> [Aim of the exercise] Extract only the first line of the listing and every line after it up to and including the one with "(scaleX.step() + groupW)/2]);". Omit the pictures.

> [Provided records]
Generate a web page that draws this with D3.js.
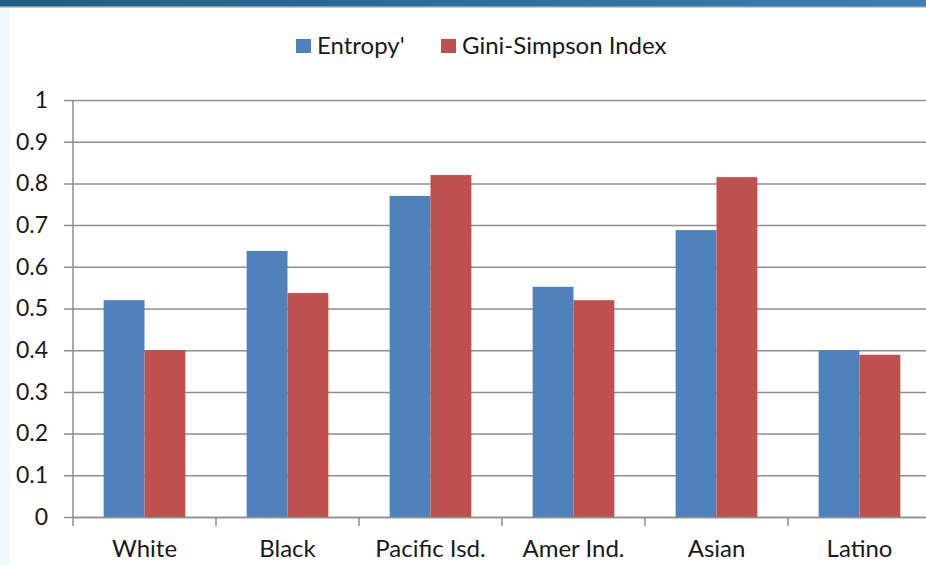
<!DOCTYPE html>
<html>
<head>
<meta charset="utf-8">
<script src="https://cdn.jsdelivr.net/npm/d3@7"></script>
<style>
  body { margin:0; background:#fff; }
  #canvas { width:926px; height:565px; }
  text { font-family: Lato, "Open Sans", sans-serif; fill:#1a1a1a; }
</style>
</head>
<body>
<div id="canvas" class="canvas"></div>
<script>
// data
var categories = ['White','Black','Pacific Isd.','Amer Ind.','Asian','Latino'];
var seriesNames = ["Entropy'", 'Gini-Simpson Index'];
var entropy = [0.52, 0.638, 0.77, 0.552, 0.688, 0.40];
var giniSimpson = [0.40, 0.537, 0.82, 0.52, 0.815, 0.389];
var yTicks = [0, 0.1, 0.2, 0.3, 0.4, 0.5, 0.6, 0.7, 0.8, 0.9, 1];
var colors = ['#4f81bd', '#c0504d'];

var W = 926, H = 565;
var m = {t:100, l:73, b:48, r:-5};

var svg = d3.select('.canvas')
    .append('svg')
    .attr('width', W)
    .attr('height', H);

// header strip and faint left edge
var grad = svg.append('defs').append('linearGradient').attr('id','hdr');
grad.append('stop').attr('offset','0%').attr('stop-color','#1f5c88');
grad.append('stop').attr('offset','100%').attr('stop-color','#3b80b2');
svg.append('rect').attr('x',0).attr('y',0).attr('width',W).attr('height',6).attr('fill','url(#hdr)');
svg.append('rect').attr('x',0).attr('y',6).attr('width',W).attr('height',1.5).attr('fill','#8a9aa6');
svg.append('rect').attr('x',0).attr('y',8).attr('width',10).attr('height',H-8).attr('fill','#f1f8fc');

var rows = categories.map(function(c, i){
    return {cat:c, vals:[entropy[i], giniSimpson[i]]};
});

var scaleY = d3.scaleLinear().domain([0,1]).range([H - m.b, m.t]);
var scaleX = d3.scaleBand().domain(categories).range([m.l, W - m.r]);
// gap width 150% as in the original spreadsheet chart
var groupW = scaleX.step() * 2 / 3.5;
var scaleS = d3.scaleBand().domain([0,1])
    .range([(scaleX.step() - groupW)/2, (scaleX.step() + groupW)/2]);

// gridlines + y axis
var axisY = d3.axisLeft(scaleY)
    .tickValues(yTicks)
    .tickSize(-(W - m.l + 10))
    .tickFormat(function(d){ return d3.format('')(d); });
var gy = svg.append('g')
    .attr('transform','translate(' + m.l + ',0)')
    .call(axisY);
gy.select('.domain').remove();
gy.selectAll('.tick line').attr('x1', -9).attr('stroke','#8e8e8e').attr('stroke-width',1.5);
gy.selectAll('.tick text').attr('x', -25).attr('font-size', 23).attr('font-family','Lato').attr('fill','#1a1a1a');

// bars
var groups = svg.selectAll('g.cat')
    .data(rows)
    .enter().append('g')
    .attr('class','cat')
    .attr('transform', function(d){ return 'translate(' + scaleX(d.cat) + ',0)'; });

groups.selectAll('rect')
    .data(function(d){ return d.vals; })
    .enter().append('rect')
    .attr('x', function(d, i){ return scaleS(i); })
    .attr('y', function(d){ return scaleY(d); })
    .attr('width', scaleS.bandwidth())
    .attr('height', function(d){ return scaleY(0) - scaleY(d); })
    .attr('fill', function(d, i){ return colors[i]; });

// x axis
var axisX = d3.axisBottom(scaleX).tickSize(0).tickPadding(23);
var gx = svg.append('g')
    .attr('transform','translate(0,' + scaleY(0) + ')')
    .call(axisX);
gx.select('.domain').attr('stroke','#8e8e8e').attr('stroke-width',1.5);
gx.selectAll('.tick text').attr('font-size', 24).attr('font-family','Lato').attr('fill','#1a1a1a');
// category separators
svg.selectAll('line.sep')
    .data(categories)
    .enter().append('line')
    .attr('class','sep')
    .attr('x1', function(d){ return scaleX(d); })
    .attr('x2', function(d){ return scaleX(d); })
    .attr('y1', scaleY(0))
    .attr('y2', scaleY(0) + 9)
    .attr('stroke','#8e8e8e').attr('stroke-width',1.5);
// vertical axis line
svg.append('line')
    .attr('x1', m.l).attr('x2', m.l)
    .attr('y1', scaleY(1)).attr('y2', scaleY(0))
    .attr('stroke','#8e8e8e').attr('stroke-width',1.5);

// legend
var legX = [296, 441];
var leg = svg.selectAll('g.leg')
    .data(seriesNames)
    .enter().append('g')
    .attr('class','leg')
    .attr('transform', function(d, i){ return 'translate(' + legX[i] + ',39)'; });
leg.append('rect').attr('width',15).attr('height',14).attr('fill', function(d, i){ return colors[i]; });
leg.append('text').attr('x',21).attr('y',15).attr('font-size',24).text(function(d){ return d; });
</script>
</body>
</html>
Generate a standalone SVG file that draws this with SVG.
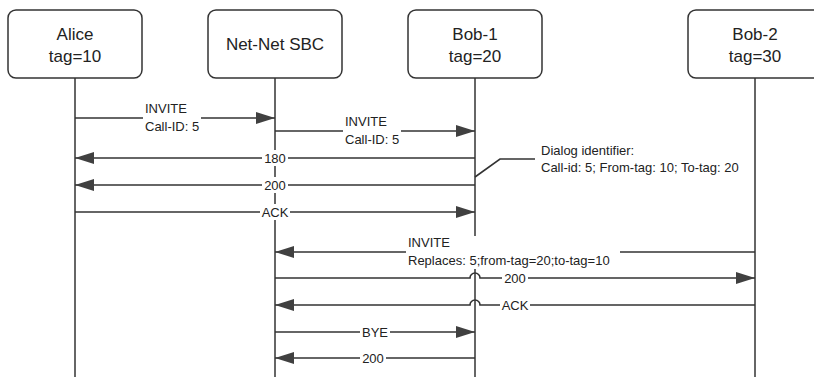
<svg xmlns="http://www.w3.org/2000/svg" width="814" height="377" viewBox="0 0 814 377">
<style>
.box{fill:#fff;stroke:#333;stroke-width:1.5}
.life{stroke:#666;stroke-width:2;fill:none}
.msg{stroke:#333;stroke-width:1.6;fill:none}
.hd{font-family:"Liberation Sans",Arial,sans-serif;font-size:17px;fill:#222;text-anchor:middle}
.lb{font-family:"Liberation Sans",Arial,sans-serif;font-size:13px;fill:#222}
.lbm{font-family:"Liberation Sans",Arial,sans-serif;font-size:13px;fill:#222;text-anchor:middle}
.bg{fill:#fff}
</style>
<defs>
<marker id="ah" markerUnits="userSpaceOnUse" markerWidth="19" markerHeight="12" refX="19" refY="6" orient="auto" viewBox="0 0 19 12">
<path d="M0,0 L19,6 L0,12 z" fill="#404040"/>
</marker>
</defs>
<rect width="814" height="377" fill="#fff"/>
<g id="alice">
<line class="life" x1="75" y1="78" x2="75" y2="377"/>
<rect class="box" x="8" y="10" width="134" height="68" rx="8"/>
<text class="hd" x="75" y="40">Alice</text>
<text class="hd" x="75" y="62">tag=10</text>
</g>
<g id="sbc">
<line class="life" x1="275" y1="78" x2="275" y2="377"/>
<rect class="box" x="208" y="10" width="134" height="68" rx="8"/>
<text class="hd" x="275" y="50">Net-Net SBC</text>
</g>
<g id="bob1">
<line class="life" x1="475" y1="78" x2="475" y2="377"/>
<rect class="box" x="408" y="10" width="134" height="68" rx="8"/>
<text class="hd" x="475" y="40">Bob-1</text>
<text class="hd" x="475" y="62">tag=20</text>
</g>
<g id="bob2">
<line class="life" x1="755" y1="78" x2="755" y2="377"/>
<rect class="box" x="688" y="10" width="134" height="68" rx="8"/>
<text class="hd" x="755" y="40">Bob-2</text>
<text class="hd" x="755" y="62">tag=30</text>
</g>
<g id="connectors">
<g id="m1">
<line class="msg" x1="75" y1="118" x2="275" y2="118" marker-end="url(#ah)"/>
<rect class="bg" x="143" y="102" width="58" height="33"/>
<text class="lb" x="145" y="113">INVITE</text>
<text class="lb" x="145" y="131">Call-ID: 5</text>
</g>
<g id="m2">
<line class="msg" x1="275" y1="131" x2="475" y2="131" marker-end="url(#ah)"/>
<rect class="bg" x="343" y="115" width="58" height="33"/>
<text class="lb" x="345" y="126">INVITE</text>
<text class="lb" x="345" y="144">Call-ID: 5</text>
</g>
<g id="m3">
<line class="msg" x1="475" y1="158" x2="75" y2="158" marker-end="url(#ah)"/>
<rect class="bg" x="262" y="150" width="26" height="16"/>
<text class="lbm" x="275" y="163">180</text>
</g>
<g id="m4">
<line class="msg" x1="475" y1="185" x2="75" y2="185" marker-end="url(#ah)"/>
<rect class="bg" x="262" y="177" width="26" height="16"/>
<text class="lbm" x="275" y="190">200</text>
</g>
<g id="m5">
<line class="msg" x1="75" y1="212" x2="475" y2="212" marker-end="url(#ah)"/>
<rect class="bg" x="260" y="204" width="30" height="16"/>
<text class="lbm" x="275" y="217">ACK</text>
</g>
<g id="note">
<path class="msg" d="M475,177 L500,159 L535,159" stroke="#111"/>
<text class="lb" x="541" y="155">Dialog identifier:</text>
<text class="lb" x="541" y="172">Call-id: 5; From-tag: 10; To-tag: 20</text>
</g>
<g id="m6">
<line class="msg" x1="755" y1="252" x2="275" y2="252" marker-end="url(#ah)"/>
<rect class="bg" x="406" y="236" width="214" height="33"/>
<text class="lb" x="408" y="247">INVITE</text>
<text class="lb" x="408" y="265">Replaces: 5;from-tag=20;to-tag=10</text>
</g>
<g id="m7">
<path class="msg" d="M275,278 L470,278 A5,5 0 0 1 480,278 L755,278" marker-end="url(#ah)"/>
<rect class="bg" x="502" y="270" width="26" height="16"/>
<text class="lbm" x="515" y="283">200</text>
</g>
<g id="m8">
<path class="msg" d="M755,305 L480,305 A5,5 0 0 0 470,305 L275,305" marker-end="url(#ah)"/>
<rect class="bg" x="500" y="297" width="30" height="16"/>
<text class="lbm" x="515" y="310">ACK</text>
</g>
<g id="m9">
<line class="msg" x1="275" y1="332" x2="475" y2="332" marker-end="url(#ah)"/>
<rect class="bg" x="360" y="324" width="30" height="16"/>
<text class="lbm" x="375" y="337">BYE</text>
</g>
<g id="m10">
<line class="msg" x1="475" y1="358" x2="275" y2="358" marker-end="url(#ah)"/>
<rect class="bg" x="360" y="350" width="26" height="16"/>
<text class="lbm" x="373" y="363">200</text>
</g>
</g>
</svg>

> [Full answer]
Generate a web page that draws this with D3.js.
<!DOCTYPE html>
<html>
<head>
<meta charset="utf-8">
<script src="https://cdn.jsdelivr.net/npm/d3@7"></script>
<style>
  body { margin:0; background:#fff; }
  #canvas { width:926px; height:565px; }
  text { font-family: Lato, "Open Sans", sans-serif; fill:#1a1a1a; }
</style>
</head>
<body>
<div id="canvas" class="canvas"></div>
<script>
// data
var categories = ['White','Black','Pacific Isd.','Amer Ind.','Asian','Latino'];
var seriesNames = ["Entropy'", 'Gini-Simpson Index'];
var entropy = [0.52, 0.638, 0.77, 0.552, 0.688, 0.40];
var giniSimpson = [0.40, 0.537, 0.82, 0.52, 0.815, 0.389];
var yTicks = [0, 0.1, 0.2, 0.3, 0.4, 0.5, 0.6, 0.7, 0.8, 0.9, 1];
var colors = ['#4f81bd', '#c0504d'];

var W = 926, H = 565;
var m = {t:100, l:73, b:48, r:-5};

var svg = d3.select('.canvas')
    .append('svg')
    .attr('width', W)
    .attr('height', H);

// header strip and faint left edge
var grad = svg.append('defs').append('linearGradient').attr('id','hdr');
grad.append('stop').attr('offset','0%').attr('stop-color','#1f5c88');
grad.append('stop').attr('offset','100%').attr('stop-color','#3b80b2');
svg.append('rect').attr('x',0).attr('y',0).attr('width',W).attr('height',6).attr('fill','url(#hdr)');
svg.append('rect').attr('x',0).attr('y',6).attr('width',W).attr('height',1.5).attr('fill','#8a9aa6');
svg.append('rect').attr('x',0).attr('y',8).attr('width',10).attr('height',H-8).attr('fill','#f1f8fc');

var rows = categories.map(function(c, i){
    return {cat:c, vals:[entropy[i], giniSimpson[i]]};
});

var scaleY = d3.scaleLinear().domain([0,1]).range([H - m.b, m.t]);
var scaleX = d3.scaleBand().domain(categories).range([m.l, W - m.r]);
// gap width 150% as in the original spreadsheet chart
var groupW = scaleX.step() * 2 / 3.5;
var scaleS = d3.scaleBand().domain([0,1])
    .range([(scaleX.step() - groupW)/2, (scaleX.step() + groupW)/2]);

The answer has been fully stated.